What to work on> Extract everything from the first line through the line with "plt.rcParams['font.weight'] = 'bold'", both ends included, except for any pictures.

Dataset extract>

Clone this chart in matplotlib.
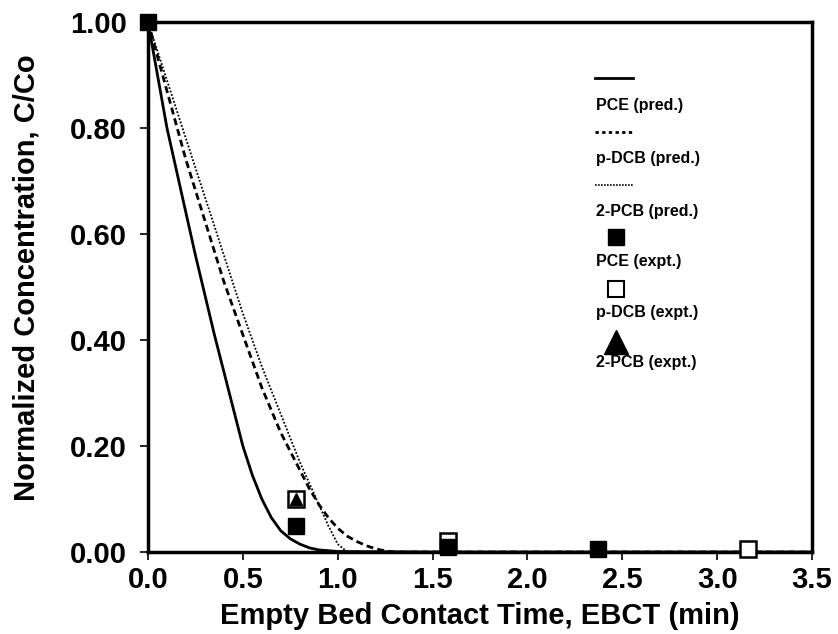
# plot.py
# Breakthrough-style plot: normalized concentration vs empty bed contact time
# for PCE, p-DCB and 2-PCB (model predictions and experimental points)

import matplotlib
matplotlib.use('Agg')
import matplotlib.pyplot as plt
from matplotlib.ticker import FormatStrFormatter

# Predicted curves
pce_pred_x = [0, 0.05, 0.10, 0.15, 0.20, 0.25, 0.30, 0.35, 0.40, 0.45, 0.50,
              0.55, 0.60, 0.65, 0.70, 0.75, 0.80, 0.85, 0.90, 1.0, 1.5, 2.0,
              2.5, 3.0, 3.5]
pce_pred_y = [1.0, 0.90, 0.80, 0.72, 0.64, 0.56, 0.485, 0.41, 0.34, 0.27, 0.20,
              0.145, 0.10, 0.065, 0.04, 0.025, 0.015, 0.008, 0.004, 0.001, 0.0,
              0.0, 0.0, 0.0, 0.0]

dcb_pred_x = [0, 0.1, 0.2, 0.3, 0.4, 0.5, 0.6, 0.7, 0.8, 0.85, 0.9, 0.95, 1.0,
              1.05, 1.1, 1.15, 1.2, 1.25, 1.3, 3.5]
dcb_pred_y = [1.0, 0.87, 0.74, 0.625, 0.51, 0.41, 0.31, 0.225, 0.155, 0.12,
              0.09, 0.065, 0.045, 0.03, 0.02, 0.012, 0.006, 0.002, 0.0, 0.0]

pcb_pred_x = [0, 0.1, 0.2, 0.3, 0.4, 0.5, 0.6, 0.7, 0.8, 0.85, 0.9, 0.95, 1.0,
              1.05, 3.5]
pcb_pred_y = [1.0, 0.89, 0.78, 0.67, 0.56, 0.45, 0.35, 0.26, 0.17, 0.13, 0.09,
              0.05, 0.015, 0.0, 0.0]

# Experimental points
pce_expt_x = [0, 0.78, 1.58, 2.37]
pce_expt_y = [1.0, 0.05, 0.01, 0.005]

dcb_expt_x = [0.78, 1.58, 3.16]
dcb_expt_y = [0.10, 0.02, 0.005]

pcb_expt_x = [0.78]
pcb_expt_y = [0.10]

x_ticks = [0.0, 0.5, 1.0, 1.5, 2.0, 2.5, 3.0, 3.5]
y_ticks = [0.0, 0.2, 0.4, 0.6, 0.8, 1.0]

plt.rcParams['font.family'] = ['Liberation Sans', 'DejaVu Sans']
plt.rcParams['font.weight'] = 'bold'

fig = plt.figure(figsize=(8.38, 6.34), dpi=100)
ax = fig.add_axes([0.1766, 0.1293, 0.7924, 0.836])

ax.plot(pce_pred_x, pce_pred_y, color='black', lw=2.0, ls='-')
ax.plot(dcb_pred_x, dcb_pred_y, color='black', lw=2.0, ls=(0, (2.5, 1.5)))
ax.plot(pcb_pred_x, pcb_pred_y, color='black', lw=1.3, ls=(0, (1, 1)))

ax.plot(dcb_expt_x, dcb_expt_y, ls='none', marker='s', ms=11, mfc='white',
        mec='black', mew=1.8, clip_on=False, zorder=5)
ax.plot(pcb_expt_x, pcb_expt_y, ls='none', marker='^', ms=8, mfc='black',
        mec='black', clip_on=False, zorder=6)
ax.plot(pce_expt_x, pce_expt_y, ls='none', marker='s', ms=11, mfc='black',
        mec='black', clip_on=False, zorder=7)

ax.set_xlim(0, 3.5)
ax.set_ylim(0, 1.0)
ax.set_xticks(x_ticks)
ax.set_yticks(y_ticks)
ax.xaxis.set_major_formatter(FormatStrFormatter('%.1f'))
ax.yaxis.set_major_formatter(FormatStrFormatter('%.2f'))
ax.tick_params(direction='out', length=6, width=1.2, labelsize=21)
ax.tick_params(axis='x', pad=4)
ax.tick_params(axis='y', pad=9)
for lab in ax.get_xticklabels() + ax.get_yticklabels():
    lab.set_fontweight('bold')

for sp in ax.spines.values():
    sp.set_linewidth(2.5)

ax.set_xlabel('Empty Bed Contact Time, EBCT (min)', fontsize=21,
              fontweight='bold', labelpad=6)
ax.set_ylabel('Normalized Concentration, C/Co', fontsize=21,
              fontweight='bold')
ax.yaxis.set_label_coords(-0.162, 0.517)

# Legend with the symbol drawn above each label
tr = ax.transAxes
lx0, lx1 = 0.673, 0.73
ax.plot([lx0, lx1], [0.895, 0.895], transform=tr, color='black', lw=2.0)
ax.plot([lx0, lx1], [0.792, 0.792], transform=tr, color='black', lw=2.0,
        ls=(0, (1.2, 1.2)))
ax.plot([lx0, lx1], [0.692, 0.692], transform=tr, color='black', lw=1.2,
        ls=(0, (1, 0.8)))
ax.plot([0.705], [0.594], transform=tr, marker='s', ms=11, color='black')
ax.plot([0.705], [0.496], transform=tr, marker='s', ms=11, mfc='white',
        mec='black', mew=1.5)
ax.plot([0.705], [0.397], transform=tr, marker='^', ms=17, color='black')

labels = ['PCE (pred.)', 'p-DCB (pred.)', '2-PCB (pred.)',
          'PCE (expt.)', 'p-DCB (expt.)', '2-PCB (expt.)']
label_y = [0.843, 0.742, 0.643, 0.549, 0.452, 0.358]
for txt, yy in zip(labels, label_y):
    ax.text(0.675, yy, txt, transform=tr, fontsize=11.5, fontweight='bold',
            va='center', ha='left')

plt.savefig('out.png', dpi=100)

Solution>
Clone this chart in matplotlib.
# plot.py
# Breakthrough-style plot: normalized concentration vs empty bed contact time
# for PCE, p-DCB and 2-PCB (model predictions and experimental points)

import matplotlib
matplotlib.use('Agg')
import matplotlib.pyplot as plt
from matplotlib.ticker import FormatStrFormatter

# Predicted curves
pce_pred_x = [0, 0.05, 0.10, 0.15, 0.20, 0.25, 0.30, 0.35, 0.40, 0.45, 0.50,
              0.55, 0.60, 0.65, 0.70, 0.75, 0.80, 0.85, 0.90, 1.0, 1.5, 2.0,
              2.5, 3.0, 3.5]
pce_pred_y = [1.0, 0.90, 0.80, 0.72, 0.64, 0.56, 0.485, 0.41, 0.34, 0.27, 0.20,
              0.145, 0.10, 0.065, 0.04, 0.025, 0.015, 0.008, 0.004, 0.001, 0.0,
              0.0, 0.0, 0.0, 0.0]

dcb_pred_x = [0, 0.1, 0.2, 0.3, 0.4, 0.5, 0.6, 0.7, 0.8, 0.85, 0.9, 0.95, 1.0,
              1.05, 1.1, 1.15, 1.2, 1.25, 1.3, 3.5]
dcb_pred_y = [1.0, 0.87, 0.74, 0.625, 0.51, 0.41, 0.31, 0.225, 0.155, 0.12,
              0.09, 0.065, 0.045, 0.03, 0.02, 0.012, 0.006, 0.002, 0.0, 0.0]

pcb_pred_x = [0, 0.1, 0.2, 0.3, 0.4, 0.5, 0.6, 0.7, 0.8, 0.85, 0.9, 0.95, 1.0,
              1.05, 3.5]
pcb_pred_y = [1.0, 0.89, 0.78, 0.67, 0.56, 0.45, 0.35, 0.26, 0.17, 0.13, 0.09,
              0.05, 0.015, 0.0, 0.0]

# Experimental points
pce_expt_x = [0, 0.78, 1.58, 2.37]
pce_expt_y = [1.0, 0.05, 0.01, 0.005]

dcb_expt_x = [0.78, 1.58, 3.16]
dcb_expt_y = [0.10, 0.02, 0.005]

pcb_expt_x = [0.78]
pcb_expt_y = [0.10]

x_ticks = [0.0, 0.5, 1.0, 1.5, 2.0, 2.5, 3.0, 3.5]
y_ticks = [0.0, 0.2, 0.4, 0.6, 0.8, 1.0]

plt.rcParams['font.family'] = ['Liberation Sans', 'DejaVu Sans']
plt.rcParams['font.weight'] = 'bold'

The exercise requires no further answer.